## What the task requires
Your task is to retype the lines from the opening of the material through the line that includes "W, H = 1193, 615". Do not copy the pictures.
'''
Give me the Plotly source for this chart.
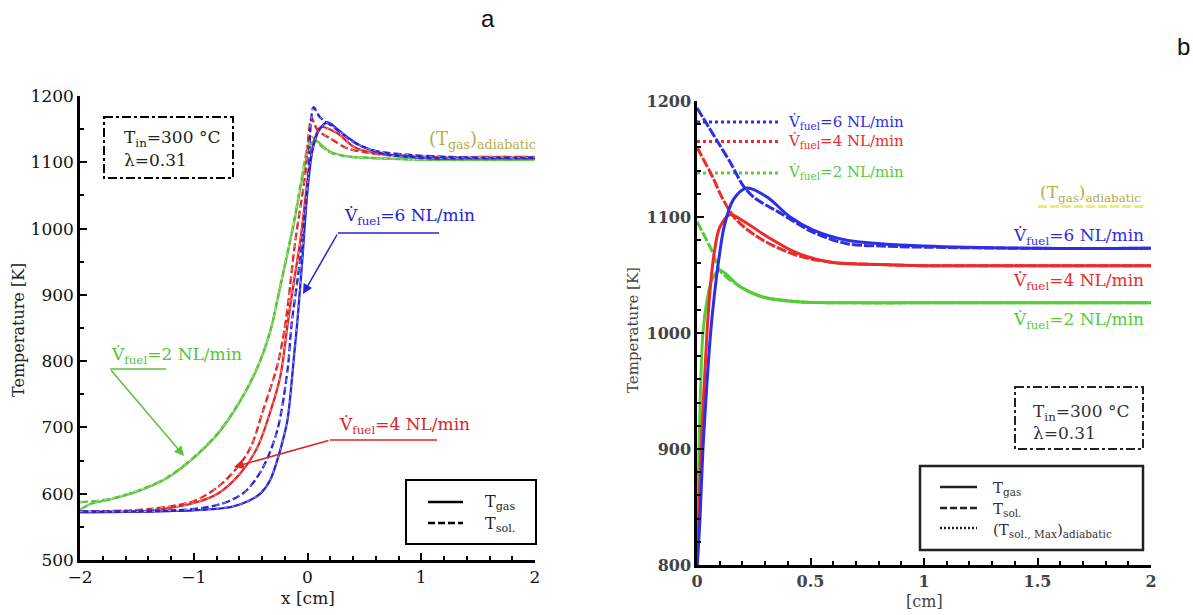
import plotly.graph_objects as go

W, H = 1193, 615

# ---------------- Panel a data (x in cm, T in K) ----------------
a_gas6_x = [-2, -1.5, -1.2, -1.0, -0.8, -0.65, -0.52, -0.41, -0.33, -0.265, -0.21, -0.176, -0.145, -0.12, -0.088, -0.044, 0.0, 0.044, 0.10, 0.176, 0.25, 0.35, 0.49, 0.73, 1.08, 1.5, 2.0]
a_gas6_T = [573, 573, 574, 575, 577, 581, 589, 601, 620, 651, 685, 711, 758, 805, 862, 957, 1058, 1118, 1148, 1160, 1152, 1138, 1123, 1111, 1106, 1106, 1106]
a_sol6_x = [-2, -1.5, -1.0, -0.79, -0.65, -0.53, -0.39, -0.265, -0.176, -0.14, -0.09, -0.044, 0.009, 0.03, 0.053, 0.11, 0.23, 0.41, 0.58, 0.91, 1.26, 1.6, 2.0]
a_sol6_T = [573, 573, 577, 583, 592, 606, 640, 696, 786, 855, 920, 983, 1084, 1160, 1183, 1168, 1153, 1130, 1118, 1111, 1108, 1107, 1107]
a_gas4_x = [-2, -1.38, -1.0, -0.79, -0.59, -0.44, -0.33, -0.24, -0.17, -0.115, -0.062, 0.009, 0.053, 0.115, 0.26, 0.41, 0.58, 1.0, 1.5, 2.0]
a_gas4_T = [572, 575, 586, 600, 631, 670, 722, 776, 862, 925, 983, 1084, 1129, 1153, 1144, 1123, 1114, 1109, 1107, 1107]
a_sol4_x = [-2, -1.38, -1.0, -0.79, -0.62, -0.5, -0.39, -0.26, -0.19, -0.106, -0.018, 0.015, 0.035, 0.09, 0.2, 0.35, 0.55, 0.82, 1.3, 2.0]
a_sol4_T = [573, 577, 589, 610, 639, 670, 726, 797, 862, 983, 1084, 1150, 1167, 1148, 1136, 1121, 1114, 1109, 1107, 1107]
a_gas2_x = [-2, -1.9, -1.74, -1.47, -1.23, -1.0, -0.79, -0.59, -0.44, -0.33, -0.24, -0.12, -0.03, 0.02, 0.07, 0.13, 0.2, 0.35, 0.64, 1.0, 2.0]
a_gas2_T = [576, 585, 591, 605, 624, 654, 690, 740, 790, 843, 912, 1008, 1090, 1125, 1133, 1125, 1116, 1109, 1106, 1104, 1104]
a_sol2_x = [-2, -1.74, -1.47, -1.23, -1.0, -0.79, -0.59, -0.44, -0.33, -0.24, -0.12, -0.035, 0.01, 0.04, 0.1, 0.2, 0.35, 0.64, 1.0, 2.0]
a_sol2_T = [587, 592, 606, 625, 655, 691, 741, 791, 844, 913, 1010, 1092, 1130, 1138, 1128, 1115, 1109, 1106, 1104, 1104]
a_adiab_x = [1.5, 2.0]
a_adiab_T = [1108, 1108]

# ---------------- Panel b data ----------------
b_gas6_x = [0.0, 0.013, 0.026, 0.044, 0.06, 0.075, 0.095, 0.12, 0.16, 0.22, 0.31, 0.41, 0.51, 0.66, 0.81, 1.0, 1.5, 2.0]
b_gas6_T = [795, 839, 899, 957, 1000, 1030, 1062, 1092, 1115, 1125, 1117, 1100, 1089, 1080, 1077, 1075, 1073, 1073]
b_sol6_x = [0.0, 0.05, 0.1, 0.15, 0.2, 0.25, 0.37, 0.51, 0.66, 0.81, 1.0, 1.5, 2.0]
b_sol6_T = [1194, 1178, 1162, 1146, 1128, 1117, 1103, 1087, 1077, 1075, 1074, 1073, 1073]
b_gas4_x = [0.0, 0.018, 0.044, 0.058, 0.075, 0.1, 0.145, 0.2, 0.31, 0.44, 0.59, 0.8, 1.0, 1.5, 2.0]
b_gas4_T = [795, 899, 1000, 1038, 1068, 1091, 1102, 1097, 1083, 1069, 1061, 1059, 1058, 1058, 1058]
b_sol4_x = [0.0, 0.07, 0.115, 0.176, 0.29, 0.44, 0.59, 0.81, 1.0, 1.5, 2.0]
b_sol4_T = [1160, 1134, 1115, 1097, 1080, 1067, 1061, 1059, 1058, 1058, 1058]
b_gas2_x = [0.0, 0.009, 0.026, 0.044, 0.066, 0.1, 0.19, 0.29, 0.44, 0.7, 1.0, 2.0]
b_gas2_T = [795, 899, 1000, 1028, 1046, 1054, 1040, 1031, 1027, 1026, 1026, 1026]
b_sol2_x = [0.0, 0.07, 0.1, 0.19, 0.29, 0.44, 0.7, 1.0, 2.0]
b_sol2_T = [1096, 1069, 1054, 1040, 1031, 1027, 1026, 1026, 1026]
b_max_x = [0.0, 0.366]
b_max6_T = [1182, 1182]
b_max4_T = [1165, 1165]
b_max2_T = [1138, 1138]
b_adiab_x = [1.502, 1.965]
b_adiab_T = [1109, 1109]

# colours
BLUE_A, RED_A, GREEN_A = "#2323d8", "#e02424", "#5cc23c"
BLUE_B, RED_B, GREEN_B = "#2e2ee6", "#ee2a2a", "#55cc38"
YEL = "#ecec3a"
OLIVE = "#b5ad45"
SERIF = "DejaVu Serif"

fig = go.Figure()

def line(x, y, color, dash, xa, ya, width=2.3, overlay=False):
    fig.add_trace(go.Scatter(x=x, y=y, mode="lines", xaxis=xa, yaxis=ya,
                             line=dict(color=color, width=width, dash=dash, shape="spline", smoothing=0.9),
                             showlegend=False, hoverinfo="skip"))
    if overlay:
        fig.add_trace(go.Scatter(x=x, y=y, mode="lines", xaxis=xa, yaxis=ya,
                                 line=dict(color="rgba(255,255,255,0.75)", width=0.7, dash="3px,5px",
                                           shape="spline", smoothing=0.9),
                                 showlegend=False, hoverinfo="skip"))

# panel a
line(a_adiab_x, a_adiab_T, YEL, "14px,4px", "x", "y", width=4)
line(a_gas2_x, a_gas2_T, GREEN_A, "solid", "x", "y", overlay=True)
line(a_sol2_x, a_sol2_T, GREEN_A, "8px,3px", "x", "y", overlay=True)
line(a_gas4_x, a_gas4_T, RED_A, "solid", "x", "y", overlay=True)
line(a_sol4_x, a_sol4_T, RED_A, "8px,3px", "x", "y", overlay=True)
line(a_gas6_x, a_gas6_T, BLUE_A, "solid", "x", "y", overlay=True)
line(a_sol6_x, a_sol6_T, BLUE_A, "8px,3px", "x", "y", overlay=True)

# panel b
line(b_adiab_x, b_adiab_T, "#eeee66", "9px,3px", "x2", "y2", width=3)
line(b_max_x, b_max6_T, BLUE_B, "dot", "x2", "y2", width=3)
line(b_max_x, b_max4_T, RED_B, "dot", "x2", "y2", width=3)
line(b_max_x, b_max2_T, GREEN_B, "dot", "x2", "y2", width=3)
line(b_gas2_x, b_gas2_T, GREEN_B, "solid", "x2", "y2", width=3)
line(b_sol2_x, b_sol2_T, GREEN_B, "10px,2px", "x2", "y2", width=3)
line(b_gas4_x, b_gas4_T, RED_B, "solid", "x2", "y2", width=3)
line(b_sol4_x, b_sol4_T, RED_B, "10px,2px", "x2", "y2", width=3)
line(b_gas6_x, b_gas6_T, BLUE_B, "solid", "x2", "y2", width=3)
line(b_sol6_x, b_sol6_T, BLUE_B, "10px,2px", "x2", "y2", width=3)

def P(px, py):
    return px / W, 1 - py / H

def ax_common(tickfont, lw=2.5):
    return dict(showline=True, linecolor="black", linewidth=lw, mirror=False,
                ticks="inside", ticklen=7, tickwidth=2, tickcolor="black",
                showgrid=False, zeroline=False, tickfont=tickfont, automargin=False)

fa = dict(family=SERIF, size=17, color="#111")
fb = dict(family=SERIF, size=16, color="#444", weight="bold")

fig.update_layout(
    width=W, height=H, margin=dict(l=0, r=0, t=0, b=0, pad=0, autoexpand=False),
    paper_bgcolor="white", plot_bgcolor="white",
    xaxis=dict(domain=[80 / W, 535 / W], range=[-2, 2], dtick=1, anchor="y",
               minor=dict(dtick=0.2, ticks="inside", ticklen=4, tickwidth=2, tickcolor="black"),
               tickvals=[-2, -1, 0, 1, 2], ticktext=["\u22122", "\u22121", "0", "1", "2"],
               **ax_common(fa)),
    yaxis=dict(domain=[1 - 560 / H, 1 - 96 / H], range=[500, 1200], dtick=100, anchor="x",
               minor=dict(dtick=50, ticks="inside", ticklen=4, tickwidth=2, tickcolor="black"),
               **ax_common(fa)),
    xaxis2=dict(domain=[697 / W, 1151 / W], range=[0, 2], dtick=0.5, anchor="y2",
                tickvals=[0, 0.5, 1, 1.5, 2], ticktext=["0", "0.5", "1", "1.5", "2"],
                minor=dict(dtick=0.1, ticks="inside", ticklen=4, tickwidth=2, tickcolor="black"),
                **ax_common(fb)),
    yaxis2=dict(domain=[1 - 565 / H, 1 - 101 / H], range=[800, 1200], dtick=100, anchor="x2",
                minor=dict(dtick=20, ticks="inside", ticklen=4, tickwidth=2, tickcolor="black"),
                **ax_common(fb)),
)

shapes = []
annots = []

def seg(p1, p2, color="black", width=1.5, dash="solid"):
    x0, y0 = P(*p1); x1, y1 = P(*p2)
    shapes.append(dict(type="line", xref="paper", yref="paper", x0=x0, y0=y0, x1=x1, y1=y1,
                       line=dict(color=color, width=width, dash=dash)))

def rect(p1, p2, dash="solid", width=2, color="black"):
    x0, y0 = P(*p1); x1, y1 = P(*p2)
    shapes.append(dict(type="rect", xref="paper", yref="paper", x0=x0, y0=y0, x1=x1, y1=y1,
                       line=dict(color=color, width=width, dash=dash), fillcolor="rgba(0,0,0,0)"))

def text(px, py, s, size, color, xanchor="left", family=SERIF, angle=0, weight="normal"):
    x, y = P(px, py)
    annots.append(dict(xref="paper", yref="paper", x=x, y=y, text=s, showarrow=False,
                       xanchor=xanchor, yanchor="middle", textangle=angle,
                       font=dict(family=family, size=size, color=color, weight=weight)))

def arrow(tip, tail, color):
    x, y = P(*tip)
    annots.append(dict(xref="paper", yref="paper", x=x, y=y, text="", showarrow=True,
                       ax=tail[0] - tip[0], ay=tail[1] - tip[1], arrowhead=2, arrowsize=1.3,
                       arrowwidth=1.5, arrowcolor=color))

VD = "V\u0307<sub>fuel</sub>"

# ---- panel a decorations ----
text(488, 18, "a", 24, "#111", xanchor="center", family="Liberation Sans")
text(18, 330, "Temperature [K]", 16, "#222", xanchor="center", angle=-90)
text(308, 598, "x [cm]", 17, "#222", xanchor="center")

rect((104, 117), (233, 178), dash="dashdot", width=2)
text(122, 138, "T<sub>in</sub>=300 °C", 17, "#222")
text(122, 160, "λ=0.31", 17, "#222")

text(427, 140, "(T<sub>gas</sub>)<sub>adiabatic</sub>", 18, OLIVE)

text(342, 217, VD + "=6 NL/min", 17, BLUE_A)
seg((338, 233), (439, 233), BLUE_A)
arrow((303, 294), (338, 233), BLUE_A)

text(109, 355, VD + "=2 NL/min", 17, GREEN_A)
seg((110, 369), (166, 369), GREEN_A)
arrow((184, 456), (110, 369), GREEN_A)

text(337, 425, VD + "=4 NL/min", 17, RED_A)
seg((330, 440), (437, 440), RED_A)
arrow((234, 467), (330, 440), RED_A)

rect((406, 480), (536, 544), width=2)
seg((428, 502), (463, 502), "black", 2.5)
seg((428, 523), (463, 523), "black", 2.5, dash="7px,3px")
text(483, 502, "T<sub>gas</sub>", 16, "#222")
text(483, 524, "T<sub>sol.</sub>", 16, "#222")

# ---- panel b decorations ----
text(1183, 47, "b", 24, "#111", xanchor="center", family="Liberation Sans")
text(633, 330, "Temperature [K]", 15, "#444", xanchor="center", angle=-90)
text(924, 601, "[cm]", 16, "#444", xanchor="center")

text(786, 122, VD + "=6 NL/min", 15, BLUE_B)
text(786, 141, VD + "=4 NL/min", 15, RED_B)
text(786, 172, VD + "=2 NL/min", 15, GREEN_B)

text(1143, 193, "(T<sub>gas</sub>)<sub>adiabatic</sub>", 17, OLIVE, xanchor="right")
text(1146, 236, VD + "=6 NL/min", 17, BLUE_B, xanchor="right")
text(1146, 281, VD + "=4 NL/min", 17, RED_B, xanchor="right")
text(1146, 320, VD + "=2 NL/min", 17, GREEN_B, xanchor="right")

rect((1015, 387), (1143, 449), dash="dashdot", width=2, color="#222")
text(1031, 412, "T<sub>in</sub>=300 °C", 17, "#333")
text(1031, 433, "λ=0.31", 17, "#333")

rect((920, 466), (1143, 550), width=2.5, color="#222")
seg((940, 487), (977, 487), "#222", 2.5)
seg((940, 508), (977, 508), "#222", 2.5, dash="7px,3px")
seg((940, 528), (977, 528), "#222", 2.5, dash="2px,2px")
text(991, 488, "T<sub>gas</sub>", 15, "#333")
text(991, 509, "T<sub>sol.</sub>", 15, "#333")
text(991, 530, "(T<sub>sol., Max</sub>)<sub>adiabatic</sub>", 15, "#333")

fig.update_layout(shapes=shapes, annotations=annots)
fig.write_html("out.html")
'''
## Task response
Give me the Plotly source for this chart.
import plotly.graph_objects as go

W, H = 1193, 615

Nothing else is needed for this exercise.